Die konservativ-liberalen Studierenden, die es ja ohne Zweifel gibt, werden zu den Außenseitern innerhalb der linken Hegemonie hochstilisiert. Man hofft, dass Bauernfeind, wenn es sie in die Wissenschafts- und Hochschulpolitik ziehen sollte, nicht das Muster Svenja Schulze kopiert. Die Universität ist immer schon heterogen gewesen – politisch, kulturell, habituell. Die Sozialisation in der Universität und in der Hochschulpolitik findet nun einmal nicht in einem homogenen Milieu von JU-Anhänger*innen, Christian-Lindner-Imitaten und Zahnarzttöchtern statt. Das ist auch gut so!
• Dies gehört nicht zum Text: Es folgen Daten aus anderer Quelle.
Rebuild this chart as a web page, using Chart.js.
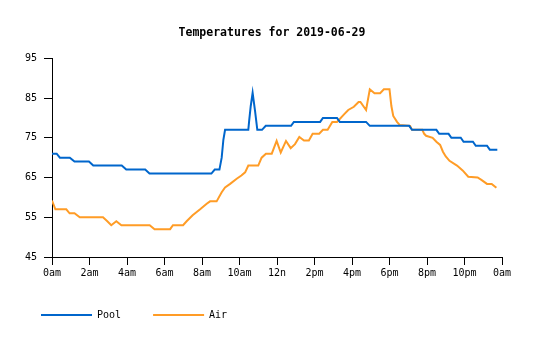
<!DOCTYPE html>
<html>
<head>
<meta charset="utf-8">
<script src="https://cdn.jsdelivr.net/npm/chart.js@4/dist/chart.umd.min.js"></script>
<style>
  html, body { margin: 0; padding: 0; background: #fff; }
  #wrap { width: 535px; height: 340px; }
</style>
</head>
<body>
<div id="wrap"><canvas id="tempChart" width="535" height="340"></canvas></div>
<script>
// hour labels along the bottom, one every 2 hours
const hourLabels = ['0am', '2am', '4am', '6am', '8am', '10am', '12n', '2pm', '4pm', '6pm', '8pm', '10pm', '0am']

// pool readings (hour of day, degrees)
const poolHours = [0, 0.25, 0.42, 0.95, 1.2, 1.97, 2.2, 3.72, 3.96, 4.97, 5.2, 8.5, 8.68, 8.93, 9.05, 9.14, 9.23, 10.47, 10.52, 10.6, 10.7, 10.83, 10.95, 11.2, 11.4, 12.75, 12.9, 14.3, 14.45, 15.2, 15.35, 16.75, 16.95, 19.05, 19.2, 20.5, 20.65, 21.15, 21.3, 21.8, 21.95, 22.45, 22.6, 23.2, 23.35, 23.75]
const poolTemps = [71, 71, 70, 70, 69, 69, 68, 68, 67, 67, 66, 66, 67, 67, 70, 74.5, 77, 77, 79.5, 83, 86.3, 81.7, 77, 77, 78, 78, 79, 79, 80, 80, 79, 79, 78, 78, 77, 77, 76, 76, 75, 75, 74, 74, 73, 73, 72, 72]

// air readings (hour of day, degrees)
const airHours = [0, 0.18, 0.76, 0.94, 1.2, 1.48, 2.72, 2.95, 3.16, 3.43, 3.7, 5.21, 5.47, 6.3, 6.45, 6.99, 7.18, 7.5, 7.9, 8.25, 8.43, 8.78, 9.05, 9.23, 9.5, 9.85, 10.1, 10.3, 10.47, 11.0, 11.18, 11.41, 11.72, 11.98, 12.2, 12.48, 12.73, 12.96, 13.19, 13.44, 13.7, 13.9, 14.25, 14.45, 14.7, 14.95, 15.2, 15.6, 15.8, 16.1, 16.35, 16.45, 16.75, 16.95, 17.2, 17.5, 17.7, 18.0, 18.1, 18.2, 18.4, 18.55, 19.1, 19.2, 19.75, 19.85, 19.95, 20.3, 20.5, 20.7, 20.85, 21.0, 21.2, 21.6, 21.9, 22.2, 22.7, 22.9, 23.2, 23.45, 23.7]
const airTemps = [59.2, 57, 57, 56, 56, 55, 55, 54, 53, 54, 53, 53, 52, 52, 53, 53, 54, 55.5, 57, 58.4, 59, 59, 61.3, 62.5, 63.4, 64.7, 65.5, 66.3, 68, 68, 70, 71, 71, 74.2, 71.3, 74.2, 72.4, 73.4, 75.2, 74.3, 74.3, 76, 76, 77, 77, 79, 79, 81, 82, 82.8, 84, 84, 82, 87.2, 86.2, 86.2, 87.2, 87.2, 83, 80.5, 79, 78.2, 78, 77, 77, 76, 75.5, 75, 74, 73.2, 71.5, 70.3, 69.2, 68, 66.8, 65.2, 65, 64.4, 63.4, 63.4, 62.4]

const poolColor = '#0066cc'
const airColor = '#ff9c26'

function toPoints(hours, temps) {
    return hours.map((h, i) => ({x: h, y: temps[i]}))
}

const monoFont = "'DejaVu Sans Mono', 'Liberation Mono', monospace"

let canvasElement = document.querySelector('#tempChart')

let config = {
    type: 'line',
    data: {
        datasets: [{
            label: 'Pool',
            data: toPoints(poolHours, poolTemps),
            borderColor: poolColor,
            backgroundColor: poolColor,
            borderWidth: 2,
            pointRadius: 0,
            tension: 0
        }, {
            label: 'Air',
            data: toPoints(airHours, airTemps),
            borderColor: airColor,
            backgroundColor: airColor,
            borderWidth: 2,
            pointRadius: 0,
            tension: 0
        }]
    },
    options: {
        responsive: false,
        animation: false,
        events: [],
        layout: { padding: { left: 9, right: 0, top: 0, bottom: 10 } },
        plugins: {
            title: {
                display: true,
                text: 'Temperatures for 2019-06-29',
                color: '#000',
                font: { family: monoFont, size: 11.5, weight: 'bold' },
                padding: { top: 26, bottom: 18.5 }
            },
            legend: {
                position: 'bottom',
                align: 'start',
                labels: {
                    color: '#000',
                    font: { family: monoFont, size: 10 },
                    boxWidth: 51,
                    boxHeight: 0,
                    padding: 32
                }
            },
            tooltip: { enabled: false }
        },
        scales: {
            x: {
                type: 'linear',
                min: 0,
                max: 24,
                border: { display: true, color: '#000', width: 1 },
                grid: { drawOnChartArea: false, drawTicks: true, tickLength: 8, color: '#000' },
                ticks: {
                    stepSize: 2,
                    color: '#000',
                    padding: 2,
                    maxRotation: 0,
                    font: { family: monoFont, size: 10 },
                    callback: (value) => hourLabels[value / 2]
                },
                // pull the axis line down a little, the labels hang into the legend gap
                afterFit: (scale) => { scale.height = scale.height - 3 }
            },
            y: {
                min: 45,
                max: 95,
                border: { display: true, color: '#000', width: 1 },
                grid: { drawOnChartArea: false, drawTicks: true, tickLength: 8, color: '#000' },
                ticks: {
                    stepSize: 10,
                    color: '#000',
                    padding: 7,
                    font: { family: monoFont, size: 10 }
                },
                afterFit: (scale) => { scale.width = 43 }
            },
            // empty right margin so the plot stops at the same place as the reference
            yRight: {
                position: 'right',
                display: true,
                border: { display: false },
                grid: { display: false },
                ticks: { display: false },
                afterFit: (scale) => { scale.width = 33 }
            }
        }
    }
}

let tempChart = new Chart(canvasElement, config)
</script>
</body>
</html>
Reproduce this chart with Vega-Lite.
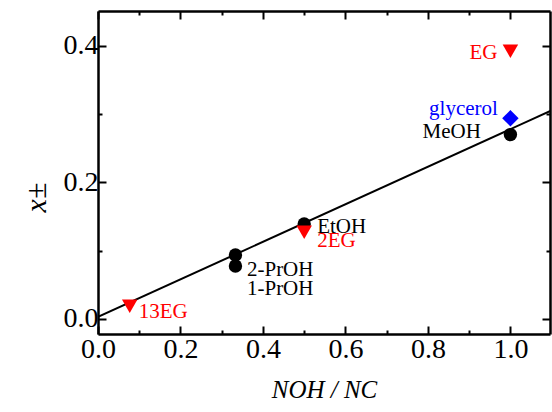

Die Texte führen uns in das Universum der Universität, ihrer Debatten, ihrer Bedeutung für unser demokratisches Gemeinwesen. Bauernfeind zeigt auf, was Universität ist, nicht ist oder sein könnte. Kim Wakker popularisiert universitäre Konkurrenzkämpfe, die sich in rein gar nichts von denen in der sogenannten Wirtschaft unterscheiden. Das schönste Buch ist aber der Roman von Teju Cole. Es inszeniert eine literarische Soziologie des Verlusts, wie der Soziologe Andreas Reckwitz es nennt. Ihm zufolge ist Verlust für die Spätmoderne der Gegenmodus zum Fortschrittsmodus der Moderne. Das politische Gefühl ist das der Nostalgie, jenes Gefühl also, nicht in der Gegenwart, sondern in der Vergangenheit zu Hause zu sein. Und diese Vergangenheit ist die der europäischen oder westlichen Kulturtradition, in der Coles Protagonist sich im Wissen wähnt, dass es damit vorbei ist.